** start of Source material **
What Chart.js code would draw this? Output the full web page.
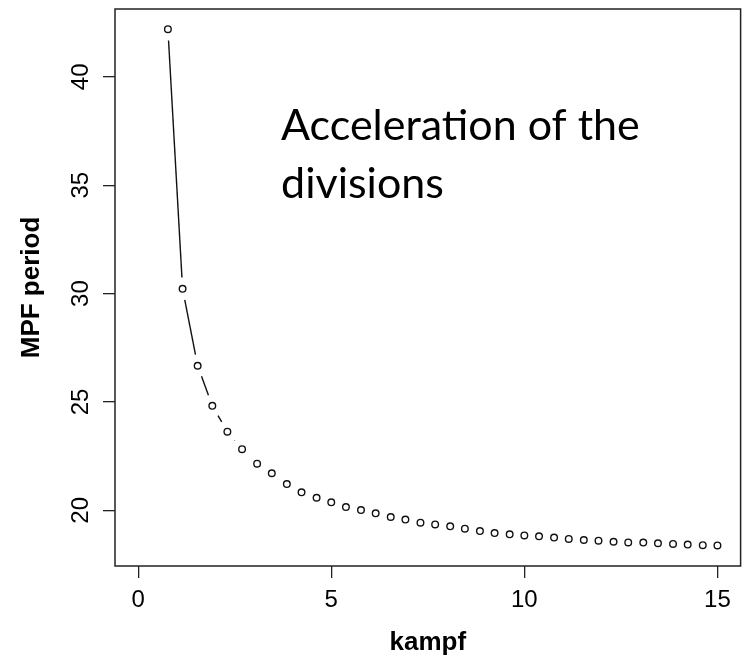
<!DOCTYPE html>
<html>
<head>
<meta charset="utf-8">
<script src="https://cdn.jsdelivr.net/npm/chart.js@4.4.1/dist/chart.umd.min.js"></script>
<style>
  html, body { margin: 0; padding: 0; background: #fff; }
</style>
</head>
<body>
<canvas id="mpfChart" width="746" height="660"></canvas>
<script>
const kampf = [
  0.77, 1.15, 1.54, 1.92, 2.31, 2.69, 3.08, 3.46, 3.85, 4.23,
  4.62, 5.00, 5.38, 5.77, 6.15, 6.54, 6.92, 7.31, 7.69, 8.08,
  8.46, 8.85, 9.23, 9.62, 10.00, 10.38, 10.77, 11.15, 11.54, 11.92,
  12.31, 12.69, 13.08, 13.46, 13.85, 14.23, 14.62, 15.00
];
const mpfPeriod = [
  42.20, 30.22, 26.67, 24.82, 23.63, 22.82, 22.15, 21.71, 21.21, 20.83,
  20.58, 20.37, 20.15, 20.01, 19.86, 19.69, 19.57, 19.43, 19.35, 19.26,
  19.15, 19.04, 18.95, 18.89, 18.84, 18.80, 18.74, 18.68, 18.63, 18.60,
  18.55, 18.52, 18.51, 18.48, 18.45, 18.42, 18.39, 18.38
];
const xTicks = [0, 5, 10, 15];
const yTicks = [20, 25, 30, 35, 40];
const noteLines = ["Acceleration of the", "divisions"];

// R style: segments stop short of each point, plus the box and the note
const rPlotExtras = {
  id: "rPlotExtras",
  afterDatasetsDraw(chart) {
    const ctx = chart.ctx;
    const pts = chart.getDatasetMeta(0).data;
    const gap = 11.3;
    ctx.save();
    ctx.strokeStyle = "#111";
    ctx.lineWidth = 1.4;
    for (let i = 0; i < pts.length - 1; i++) {
      let dx = pts[i + 1].x - pts[i].x;
      let dy = pts[i + 1].y - pts[i].y;
      let len = Math.sqrt(dx * dx + dy * dy);
      if (len <= 2 * gap) continue;
      let ux = dx / len, uy = dy / len;
      ctx.beginPath();
      ctx.moveTo(pts[i].x + ux * gap, pts[i].y + uy * gap);
      ctx.lineTo(pts[i + 1].x - ux * gap, pts[i + 1].y - uy * gap);
      ctx.stroke();
    }

    let a = chart.chartArea;
    ctx.strokeStyle = "#222";
    ctx.lineWidth = 1.5;
    ctx.strokeRect(a.left, a.top, a.right - a.left, a.bottom - a.top);

    // rotated y tick labels
    let ys = chart.scales.y;
    ctx.fillStyle = "#000";
    ctx.font = "24px 'Liberation Sans'";
    ctx.textAlign = "center";
    ctx.textBaseline = "middle";
    yTicks.forEach((v) => {
      ctx.save();
      ctx.translate(a.left - 34, ys.getPixelForValue(v));
      ctx.rotate(-Math.PI / 2);
      ctx.fillText(String(v), 0, 0);
      ctx.restore();
    });

    // note text
    let xs = chart.scales.x;
    ctx.font = "43px Lato";
    ctx.textAlign = "left";
    ctx.textBaseline = "alphabetic";
    ctx.fillText(noteLines[0], xs.getPixelForValue(3.7), ys.getPixelForValue(37.1));
    ctx.fillText(noteLines[1], xs.getPixelForValue(3.7), ys.getPixelForValue(34.41));
    ctx.restore();
  },
};

new Chart(document.getElementById("mpfChart").getContext("2d"), {
  type: "scatter",
  data: {
    datasets: [
      {
        label: "MPF period",
        data: kampf.map((x, i) => ({ x: x, y: mpfPeriod[i] })),
        showLine: false,
        pointRadius: 3.3,
        pointBorderWidth: 1.4,
        pointBorderColor: "#111",
        pointBackgroundColor: "rgba(0,0,0,0)",
      },
    ],
  },
  options: {
    responsive: false,
    animation: false,
    devicePixelRatio: 1,
    layout: { padding: { top: 9, right: 5, left: 0, bottom: 0 } },
    plugins: {
      legend: { display: false },
      tooltip: { enabled: false },
    },
    scales: {
      x: {
        type: "linear",
        min: -0.6,
        max: 15.6,
        afterBuildTicks: (s) => { s.ticks = xTicks.map((v) => ({ value: v })); },
        afterFit: (s) => { s.height = 94; },
        border: { display: false },
        grid: { drawOnChartArea: false, tickLength: 12, color: "#222", lineWidth: 1.3 },
        ticks: {
          color: "#000",
          padding: 8,
          maxRotation: 0,
          font: { family: "'Liberation Sans'", size: 24 },
        },
        title: {
          display: true,
          text: "kampf",
          color: "#000",
          font: { family: "'Liberation Sans'", size: 26, weight: "bold" },
          padding: { top: 0, bottom: 2 },
        },
      },
      y: {
        type: "linear",
        min: 17.43,
        max: 43.13,
        afterBuildTicks: (s) => { s.ticks = yTicks.map((v) => ({ value: v })); },
        afterFit: (s) => { s.width = 115; },
        border: { display: false },
        grid: { drawOnChartArea: false, tickLength: 12, color: "#222", lineWidth: 1.3 },
        ticks: { display: false },
        title: {
          display: true,
          text: "MPF period",
          color: "#000",
          font: { family: "'Liberation Sans'", size: 26, weight: "bold" },
          padding: { top: 16, bottom: 0 },
        },
      },
    },
  },
  plugins: [rPlotExtras],
});
</script>
</body>
</html>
** end of Source material **
(What you have to do)
Return the material exactly as given, apart from the pictures.

(Written reply)
What Chart.js code would draw this? Output the full web page.
<!DOCTYPE html>
<html>
<head>
<meta charset="utf-8">
<script src="https://cdn.jsdelivr.net/npm/chart.js@4.4.1/dist/chart.umd.min.js"></script>
<style>
  html, body { margin: 0; padding: 0; background: #fff; }
</style>
</head>
<body>
<canvas id="mpfChart" width="746" height="660"></canvas>
<script>
const kampf = [
  0.77, 1.15, 1.54, 1.92, 2.31, 2.69, 3.08, 3.46, 3.85, 4.23,
  4.62, 5.00, 5.38, 5.77, 6.15, 6.54, 6.92, 7.31, 7.69, 8.08,
  8.46, 8.85, 9.23, 9.62, 10.00, 10.38, 10.77, 11.15, 11.54, 11.92,
  12.31, 12.69, 13.08, 13.46, 13.85, 14.23, 14.62, 15.00
];
const mpfPeriod = [
  42.20, 30.22, 26.67, 24.82, 23.63, 22.82, 22.15, 21.71, 21.21, 20.83,
  20.58, 20.37, 20.15, 20.01, 19.86, 19.69, 19.57, 19.43, 19.35, 19.26,
  19.15, 19.04, 18.95, 18.89, 18.84, 18.80, 18.74, 18.68, 18.63, 18.60,
  18.55, 18.52, 18.51, 18.48, 18.45, 18.42, 18.39, 18.38
];
const xTicks = [0, 5, 10, 15];
const yTicks = [20, 25, 30, 35, 40];
const noteLines = ["Acceleration of the", "divisions"];

// R style: segments stop short of each point, plus the box and the note
const rPlotExtras = {
  id: "rPlotExtras",
  afterDatasetsDraw(chart) {
    const ctx = chart.ctx;
    const pts = chart.getDatasetMeta(0).data;
    const gap = 11.3;
    ctx.save();
    ctx.strokeStyle = "#111";
    ctx.lineWidth = 1.4;
    for (let i = 0; i < pts.length - 1; i++) {
      let dx = pts[i + 1].x - pts[i].x;
      let dy = pts[i + 1].y - pts[i].y;
      let len = Math.sqrt(dx * dx + dy * dy);
      if (len <= 2 * gap) continue;
      let ux = dx / len, uy = dy / len;
      ctx.beginPath();
      ctx.moveTo(pts[i].x + ux * gap, pts[i].y + uy * gap);
      ctx.lineTo(pts[i + 1].x - ux * gap, pts[i + 1].y - uy * gap);
      ctx.stroke();
    }

    let a = chart.chartArea;
    ctx.strokeStyle = "#222";
    ctx.lineWidth = 1.5;
    ctx.strokeRect(a.left, a.top, a.right - a.left, a.bottom - a.top);

    // rotated y tick labels
    let ys = chart.scales.y;
    ctx.fillStyle = "#000";
    ctx.font = "24px 'Liberation Sans'";
    ctx.textAlign = "center";
    ctx.textBaseline = "middle";
    yTicks.forEach((v) => {
      ctx.save();
      ctx.translate(a.left - 34, ys.getPixelForValue(v));
      ctx.rotate(-Math.PI / 2);
      ctx.fillText(String(v), 0, 0);
      ctx.restore();
    });

    // note text
    let xs = chart.scales.x;
    ctx.font = "43px Lato";
    ctx.textAlign = "left";
    ctx.textBaseline = "alphabetic";
    ctx.fillText(noteLines[0], xs.getPixelForValue(3.7), ys.getPixelForValue(37.1));
    ctx.fillText(noteLines[1], xs.getPixelForValue(3.7), ys.getPixelForValue(34.41));
    ctx.restore();
  },
};

new Chart(document.getElementById("mpfChart").getContext("2d"), {
  type: "scatter",
  data: {
    datasets: [
      {
        label: "MPF period",
        data: kampf.map((x, i) => ({ x: x, y: mpfPeriod[i] })),
        showLine: false,
        pointRadius: 3.3,
        pointBorderWidth: 1.4,
        pointBorderColor: "#111",
        pointBackgroundColor: "rgba(0,0,0,0)",
      },
    ],
  },
  options: {
    responsive: false,
    animation: false,
    devicePixelRatio: 1,
    layout: { padding: { top: 9, right: 5, left: 0, bottom: 0 } },
    plugins: {
      legend: { display: false },
      tooltip: { enabled: false },
    },
    scales: {
      x: {
        type: "linear",
        min: -0.6,
        max: 15.6,
        afterBuildTicks: (s) => { s.ticks = xTicks.map((v) => ({ value: v })); },
        afterFit: (s) => { s.height = 94; },
        border: { display: false },
        grid: { drawOnChartArea: false, tickLength: 12, color: "#222", lineWidth: 1.3 },
        ticks: {
          color: "#000",
          padding: 8,
          maxRotation: 0,
          font: { family: "'Liberation Sans'", size: 24 },
        },
        title: {
          display: true,
          text: "kampf",
          color: "#000",
          font: { family: "'Liberation Sans'", size: 26, weight: "bold" },
          padding: { top: 0, bottom: 2 },
        },
      },
      y: {
        type: "linear",
        min: 17.43,
        max: 43.13,
        afterBuildTicks: (s) => { s.ticks = yTicks.map((v) => ({ value: v })); },
        afterFit: (s) => { s.width = 115; },
        border: { display: false },
        grid: { drawOnChartArea: false, tickLength: 12, color: "#222", lineWidth: 1.3 },
        ticks: { display: false },
        title: {
          display: true,
          text: "MPF period",
          color: "#000",
          font: { family: "'Liberation Sans'", size: 26, weight: "bold" },
          padding: { top: 16, bottom: 0 },
        },
      },
    },
  },
  plugins: [rPlotExtras],
});
</script>
</body>
</html>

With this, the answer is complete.